The other recipients this year are: painters George Tooker and Andrew Wyeth; N. Scott Momaday, author, essayist, poet, professor, and painter; R. Craig Noel, director of the Old Globe Theatre in San Diego; and arts patrons Henry Steinway and Roy R. Neuberger. Also receiving an award from the President will be Erich Kunzel, conductor of the Cincinnati Pops Orchestra and a 2006 National Medal of Arts recipient who was not able to attend last year’s event.

Musical America Announces 2008 Awards

Pianist Charles Rosen, Atlanta Symphony Music Director Robert Spano, and the San Francisco-based men’s chorus Chanticleer will be among the honorees receiving 2008 Awards from Musical America in a special ceremony at Lincoln Center on December 13. In addition, Paris-based Finnish post-spectralist Kaija Saariaho has been named 2008 Composer of the Year, and Russian soprano Anna Netrebko was awarded the top honor, Musician of the Year.

Rosen, named Instrumentalist of the Year, was lauded for his multiple careers as a pianist, author, and scholar, and for his advocacy of contemporary composers including Stravinsky and Carter. Spano, named Conductor the Year, was hailed for “his richly inventive programming, “commissioning countless new works,” and for possessing “all the right qualities to bring an American orchestra success: solid musicianship, intellectual curiosity, and a palpable enthusiasm that is contagious on both sides of the footlights.” Chanticleer, the 2008 Ensemble of the Year, was praised for their “unique sound and distinctive style” as well as for commissioning 60 new works.
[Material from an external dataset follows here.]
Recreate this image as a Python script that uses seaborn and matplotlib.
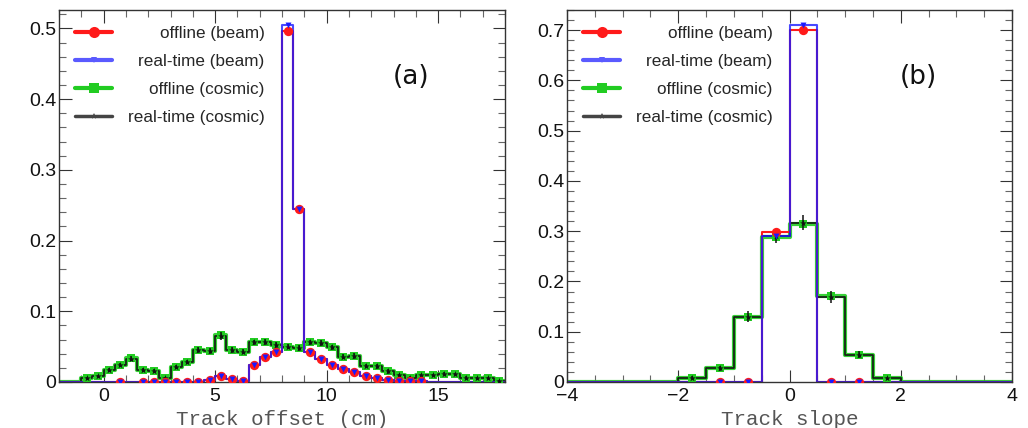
import numpy as np
import pandas as pd
import matplotlib
matplotlib.use("Agg")
import matplotlib.pyplot as plt
import seaborn as sns
from matplotlib.lines import Line2D
from matplotlib.ticker import MultipleLocator, FuncFormatter

# ---- panel (a): track offset, 0.5 cm bins from -2 to 18 ----
offset_edges = np.arange(-2.0, 18.01, 0.5)
offset_beam_offline = [0, 0, 0, 0, 0, 0.0005, 0, 0.0005, 0.0005, 0.0005,
                       0.0005, 0.0005, 0.0005, 0.003, 0.008, 0.004, 0.002, 0.024, 0.036, 0.043,
                       0.497, 0.245, 0.043, 0.032, 0.024, 0.018, 0.014, 0.009, 0.005, 0.003,
                       0.002, 0.001, 0.001, 0, 0, 0, 0, 0, 0, 0]
offset_beam_realtime = [0, 0, 0, 0, 0, 0.0005, 0, 0.0005, 0.0005, 0.0005,
                        0.0005, 0.0005, 0.0005, 0.003, 0.008, 0.004, 0.002, 0.024, 0.036, 0.043,
                        0.505, 0.244, 0.043, 0.032, 0.024, 0.018, 0.014, 0.009, 0.005, 0.003,
                        0.002, 0.001, 0.001, 0, 0, 0, 0, 0, 0, 0]
offset_cosmic_offline = [0, 0, 0.005, 0.008, 0.017, 0.024, 0.034, 0.017, 0.016, 0.005,
                         0.021, 0.028, 0.045, 0.044, 0.066, 0.045, 0.043, 0.056, 0.057, 0.052,
                         0.050, 0.048, 0.057, 0.055, 0.049, 0.036, 0.037, 0.023, 0.022, 0.015,
                         0.010, 0.006, 0.010, 0.010, 0.012, 0.011, 0.006, 0.005, 0.005, 0.002]
offset_cosmic_realtime = [0, 0, 0.005, 0.008, 0.017, 0.024, 0.033, 0.017, 0.016, 0.005,
                          0.021, 0.028, 0.045, 0.044, 0.065, 0.045, 0.043, 0.056, 0.057, 0.052,
                          0.050, 0.048, 0.056, 0.055, 0.049, 0.036, 0.037, 0.023, 0.022, 0.015,
                          0.010, 0.006, 0.010, 0.010, 0.012, 0.011, 0.006, 0.005, 0.005, 0.002]
offset_cosmic_err = [0, 0, 0.002, 0.002, 0.003, 0.003, 0.004, 0.003, 0.003, 0.002,
                     0.003, 0.003, 0.004, 0.004, 0.005, 0.004, 0.004, 0.004, 0.004, 0.004,
                     0.004, 0.004, 0.004, 0.004, 0.004, 0.004, 0.004, 0.003, 0.003, 0.003,
                     0.002, 0.002, 0.002, 0.002, 0.002, 0.002, 0.002, 0.002, 0.002, 0.001]

# ---- panel (b): track slope, 0.5 bins from -4 to 4 ----
slope_edges = np.arange(-4.0, 4.01, 0.5)
slope_beam_offline = [0, 0, 0, 0, 0, 0.0005, 0.0005, 0.298, 0.700, 0.0005, 0.0005, 0, 0, 0, 0, 0]
slope_beam_realtime = [0, 0, 0, 0, 0, 0.0005, 0.0005, 0.291, 0.711, 0.0005, 0.0005, 0, 0, 0, 0, 0]
slope_cosmic_offline = [0, 0, 0, 0, 0.008, 0.027, 0.129, 0.289, 0.315, 0.171, 0.054, 0.007, 0, 0, 0, 0]
slope_cosmic_realtime = [0, 0, 0, 0, 0.008, 0.027, 0.130, 0.290, 0.317, 0.170, 0.054, 0.007, 0, 0, 0, 0]
slope_cosmic_err = [0, 0, 0, 0, 0.003, 0.005, 0.011, 0.014, 0.015, 0.012, 0.007, 0.003, 0, 0, 0, 0]

labels = ["offline (beam)", "real-time (beam)", "offline (cosmic)", "real-time (cosmic)"]

sns.set_theme(style="ticks")
plt.rcParams["font.family"] = ["Liberation Sans", "DejaVu Sans"]

RED, BLUE, GREEN, BLACK = "#ff1a1a", "#1a1aff", "#22cc22", "#111111"


def step(ax, edges, vals, color, lw, alpha, z):
    centers = (edges[:-1] + edges[1:]) / 2
    df = pd.DataFrame({"x": centers, "w": vals})
    sns.histplot(data=df, x="x", weights="w", bins=list(edges), element="step", fill=False,
                 color=color, linewidth=lw, alpha=alpha, zorder=z, ax=ax)


def dots(ax, edges, vals, marker, color, s, z):
    centers = (edges[:-1] + edges[1:]) / 2
    vals = np.asarray(vals)
    m = vals > 0
    sns.scatterplot(x=centers[m], y=vals[m], marker=marker, color=color, s=s,
                    linewidth=0, zorder=z, ax=ax)


def draw_panel(ax, edges, b_off, b_rt, c_off, c_rt, c_err, tag, xlabel,
               xlim, ylim, xmaj, xmin):
    step(ax, edges, c_off, GREEN, 3.0, 0.9, 2.0)
    step(ax, edges, c_rt, BLACK, 1.3, 0.9, 2.1)
    step(ax, edges, b_off, RED, 1.5, 1.0, 2.2)
    step(ax, edges, b_rt, BLUE, 1.5, 0.8, 2.3)

    dots(ax, edges, c_off, "s", GREEN, 40, 3.0)
    centers = (edges[:-1] + edges[1:]) / 2
    m = np.asarray(c_rt) > 0
    ax.errorbar(centers[m], np.asarray(c_rt)[m], yerr=np.asarray(c_err)[m], fmt="none",
                ecolor=BLACK, elinewidth=1.1, zorder=3.1)
    dots(ax, edges, c_rt, "*", BLACK, 26, 3.2)
    dots(ax, edges, b_off, "o", RED, 45, 3.3)
    dots(ax, edges, b_rt, "v", BLUE, 18, 3.4)

    ax.set_xlim(*xlim)
    ax.set_ylim(*ylim)
    ax.xaxis.set_major_locator(MultipleLocator(xmaj))
    ax.xaxis.set_minor_locator(MultipleLocator(xmin))
    ax.yaxis.set_major_locator(MultipleLocator(0.1))
    ax.yaxis.set_minor_locator(MultipleLocator(0.02))
    ax.yaxis.set_major_formatter(FuncFormatter(lambda v, p: "0" if abs(v) < 1e-9 else f"{v:.1f}"))
    ax.tick_params(which="both", direction="in", top=True, right=True,
                   width=0.8, labelsize=14, labelcolor="#111111")
    ax.tick_params(which="major", length=9, color="#333333")
    ax.tick_params(which="minor", length=5, color="#666666")
    ax.tick_params(axis="y", pad=2)
    ax.tick_params(axis="x", pad=4)
    for sp in ax.spines.values():
        sp.set_color("#333333")
        sp.set_linewidth(1.0)
    ax.set_ylabel("")
    ax.set_xlabel(xlabel, family="Liberation Mono", fontsize=15, color="#555555", labelpad=4)
    ax.text(0.79, 0.82, tag, transform=ax.transAxes, fontsize=19, ha="center", va="center",
            color="#111111", family="DejaVu Sans")

    handles = [
        Line2D([], [], color=RED, lw=3, marker="o", ms=8, mew=0),
        Line2D([], [], color="#5a5aff", lw=3, marker="v", ms=5, mew=0),
        Line2D([], [], color=GREEN, lw=3, marker="s", ms=7, mew=0),
        Line2D([], [], color="#444444", lw=2.5, marker="*", ms=5, mew=0),
    ]
    leg = ax.legend(handles, labels, loc="upper left", bbox_to_anchor=(0, 1),
                    frameon=False, fontsize=12.3, handlelength=2.2, handletextpad=0.9,
                    labelspacing=0.76, borderaxespad=0, borderpad=0.93)
    return leg


fig = plt.figure(figsize=(10.28, 4.28), dpi=100)
ax1 = fig.add_axes([59 / 1028, 46 / 428, 446 / 1028, 372 / 428])
ax2 = fig.add_axes([567 / 1028, 46 / 428, 445 / 1028, 372 / 428])

leg1 = draw_panel(ax1, offset_edges, offset_beam_offline, offset_beam_realtime,
                  offset_cosmic_offline, offset_cosmic_realtime, offset_cosmic_err,
                  "(a)", "Track offset (cm)", (-2, 18), (0, 0.526), 5, 1)
leg2 = draw_panel(ax2, slope_edges, slope_beam_offline, slope_beam_realtime,
                  slope_cosmic_offline, slope_cosmic_realtime, slope_cosmic_err,
                  "(b)", "Track slope", (-4, 4), (0, 0.74), 2, 0.5)

# right-align legend texts (ROOT style)
fig.canvas.draw()
renderer = fig.canvas.get_renderer()
for leg in (leg1, leg2):
    texts = leg.get_texts()
    widths = [t.get_window_extent(renderer).width for t in texts]
    shift = max(widths)
    for t, w in zip(texts, widths):
        t.set_position((shift - w, 0))

fig.savefig("out.png", dpi=100)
Musical America, which was founded as a weekly newspaper in 1898, began the tradition of choosing an annual Musician of the Year in 1960, concurrent with the publication of their first annual directory—now an industry-standard reference guide to artists and performing organizations worldwide. Awards for Instrumentalist, Conductor, Composer, and Vocalist of the Year date from 1992; the Ensemble of the Year category was added in 1995.